## Given exercise
List each line holding the string "React".

:::

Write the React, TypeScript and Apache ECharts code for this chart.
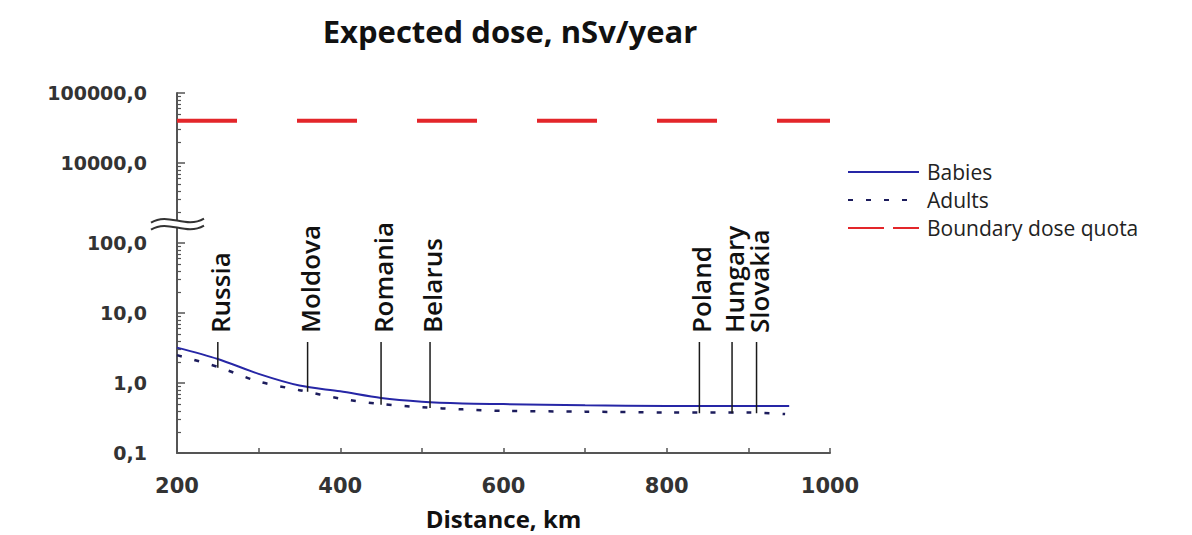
import React, { useEffect, useRef } from "react";
import * as echarts from "echarts";

// ---- data ----
const babyDistances = [200, 250, 300, 350, 400, 450, 500, 550, 600, 700, 800, 900, 950];
const babies = [3.2, 2.2, 1.35, 0.92, 0.76, 0.61, 0.54, 0.51, 0.5, 0.48, 0.47, 0.47, 0.47];
const adultDistances = [200, 250, 300, 350, 400, 450, 500, 550, 600, 700, 800, 900, 945];
const adults = [2.5, 1.7, 1.05, 0.79, 0.6, 0.5, 0.45, 0.42, 0.4, 0.39, 0.38, 0.38, 0.36];
const boundaryDistances = [200, 1000];
const boundary = [40000, 40000];
const countries = ["Russia", "Moldova", "Romania", "Belarus", "Poland", "Hungary", "Slovakia"];
const countryKm = [250, 360, 450, 510, 840, 880, 910];
const countryDose = [1.65, 0.75, 0.49, 0.44, 0.37, 0.37, 0.37];
const yTickValues = [0.1, 1, 10, 100, 10000, 100000];
const yTickLabels = ["0,1", "1,0", "10,0", "100,0", "10000,0", "100000,0"];
const xLabelValues = [200, 400, 600, 800, 1000];

// ---- broken log scale ----
const GAP = 8 / 7; // visual gap (in decades) between 100 and 10000
const SHIFT = 4 - (2 + GAP);
const toT = (v: number) => (v < 1000 ? Math.log10(v) : Math.log10(v) - SHIFT);
const BREAK_T = 2.27;
const LABEL_LINE_TOP = 3.85; // dose level where the country marker lines end

const minorValues: number[] = [];
for (const dec of [0.1, 1, 10, 1000, 10000]) {
  for (let k = 2; k <= 9; k++) minorValues.push(toT(dec * k));
}

export default function App() {
  const ref = useRef<HTMLDivElement>(null);
  useEffect(() => {
    if (!ref.current) return;
    const chart = echarts.init(ref.current, undefined, { renderer: "svg" });
    const majorT = yTickValues.map(toT);
    const labelFont = { fontFamily: "DejaVu Sans", fontWeight: "bold" as const, color: "#333" };
    chart.setOption({
      animation: false,
      backgroundColor: "#fff",
      title: {
        text: "Expected dose, nSv/year",
        left: 505,
        top: 10,
        textAlign: "center",
        textStyle: { fontFamily: "Open Sans", fontWeight: "bold", fontSize: 31, color: "#111" },
      },
      legend: {
        orient: "vertical",
        left: 842,
        top: 156,
        itemWidth: 71,
        itemHeight: 14,
        itemGap: 6,
        itemStyle: { opacity: 0 },
        data: [
          { name: "Babies", itemStyle: { opacity: 0 } },
          { name: "Adults", itemStyle: { opacity: 0 } },
          { name: "Boundary dose quota", itemStyle: { opacity: 0 }, lineStyle: { type: [36, 9] } },
        ],
        textStyle: { fontFamily: "Open Sans", fontSize: 21, color: "#222", lineHeight: 22, padding: [0, 0, 0, 3] },
      },
      grid: { left: 177, right: 362, top: 93, bottom: 82, containLabel: false, outerBoundsMode: "none" },
      xAxis: {
        type: "value",
        min: 200,
        max: 1000,
        interval: 100,
        axisLine: { onZero: false, lineStyle: { color: "#555", width: 2 } },
        axisTick: { inside: true, length: 5, lineStyle: { color: "#555", width: 1.5 } },
        axisLabel: {
          ...labelFont,
          fontSize: 21,
          margin: 22,
          showMinLabel: true,
          showMaxLabel: true,
          formatter: (v: number) => (xLabelValues.includes(v) ? String(v) : ""),
        },
        splitLine: { show: false },
        name: "Distance, km",
        nameLocation: "middle",
        nameGap: 53,
        nameTextStyle: { fontFamily: "Open Sans", fontWeight: "bold", fontSize: 24, color: "#111" },
      },
      yAxis: [
        {
          type: "value",
          position: "left",
          min: toT(0.1),
          max: toT(100000),
          axisLine: { show: true, onZero: false, lineStyle: { color: "#555", width: 2 } },
          axisTick: { show: true, inside: true, length: 8, customValues: majorT, lineStyle: { color: "#555", width: 1.5 } },
          axisLabel: {
            ...labelFont,
            fontSize: 19,
            margin: 30,
            customValues: majorT,
            formatter: (v: number) => {
              const i = majorT.findIndex((t) => Math.abs(t - v) < 1e-6);
              return i >= 0 ? yTickLabels[i] : "";
            },
          },
          splitLine: { show: false },
        },
        {
          type: "value",
          position: "left",
          offset: 0,
          min: toT(0.1),
          max: toT(100000),
          axisLine: { show: false, onZero: false },
          axisTick: { show: true, inside: true, length: 4, customValues: minorValues, lineStyle: { color: "#555", width: 1.2 } },
          axisLabel: { show: false },
          splitLine: { show: false },
        },
      ],
      series: [
        {
          name: "Babies",
          type: "line",
          symbol: "none",
          smooth: 0.3,
          data: babyDistances.map((d, i) => [d, toT(babies[i])]),
          lineStyle: { color: "#2626a6", width: 2 },
          itemStyle: { color: "#2626a6" },
          z: 3,
        },
        {
          name: "Adults",
          type: "line",
          symbol: "none",
          smooth: 0.3,
          data: adultDistances.map((d, i) => [d, toT(adults[i])]),
          lineStyle: { color: "#1c1c5c", width: 2.5, type: [5, 13] },
          itemStyle: { color: "#1c1c5c" },
          z: 3,
        },
        {
          name: "Boundary dose quota",
          type: "line",
          symbol: "none",
          data: boundaryDistances.map((d, i) => [d, toT(boundary[i])]),
          lineStyle: { color: "#e3262a", width: 4, type: [60, 60] },
          itemStyle: { color: "#e3262a" },
        },
        {
          name: "countries",
          type: "custom",
          silent: true,
          clip: false,
          z: 4,
          encode: { x: 0, y: 1 },
          data: countryKm.map((k, i) => [k, toT(countryDose[i]), i]),
          renderItem: (params: any, api: any) => {
            const bottom = api.coord([api.value(0), api.value(1)]);
            const top = api.coord([api.value(0), toT(LABEL_LINE_TOP)]);
            const name = countries[api.value(2)];
            return {
              type: "group",
              children: [
                {
                  type: "line",
                  shape: { x1: bottom[0], y1: top[1], x2: bottom[0], y2: bottom[1] },
                  style: { stroke: "#1a1a1a", lineWidth: 1.5 },
                },
                {
                  type: "text",
                  x: bottom[0] + 2,
                  y: top[1] - 9,
                  rotation: Math.PI / 2,
                  style: {
                    text: name,
                    align: "left",
                    verticalAlign: "middle",
                    textAlign: "left",
                    textVerticalAlign: "middle",
                    fontFamily: "Open Sans",
                    fontWeight: 600,
                    fontSize: 26,
                    fill: "#111",
                  },
                },
              ],
            };
          },
        },
      ],
    });

    // axis-break mark, placed through the axis scales
    const ax = chart.convertToPixel({ xAxisIndex: 0 }, 200) as number;
    const by = chart.convertToPixel({ yAxisIndex: 0 }, BREAK_T) as number;
    const wave = (y: number) => ({
      type: "bezierCurve",
      shape: { x1: ax - 26, y1: y + 2, cpx1: ax - 8, cpy1: y - 9, cpx2: ax + 8, cpy2: y + 9, x2: ax + 27, y2: y - 2 },
      style: { stroke: "#333", lineWidth: 2, fill: null },
      z: 10,
    });
    chart.setOption({
      graphic: [
        { type: "rect", shape: { x: ax - 3, y: by - 3.5, width: 6, height: 7 }, style: { fill: "#fff" }, z: 9 },
        wave(by - 3.5),
        wave(by + 3.5),
      ],
    });

    return () => chart.dispose();
  }, []);
  return <div ref={ref} style={{ position: "fixed", left: 0, top: 0, width: 1192, height: 535 }} />;
}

:::

## Result
Write the React, TypeScript and Apache ECharts code for this chart.
import React, { useEffect, useRef } from "react";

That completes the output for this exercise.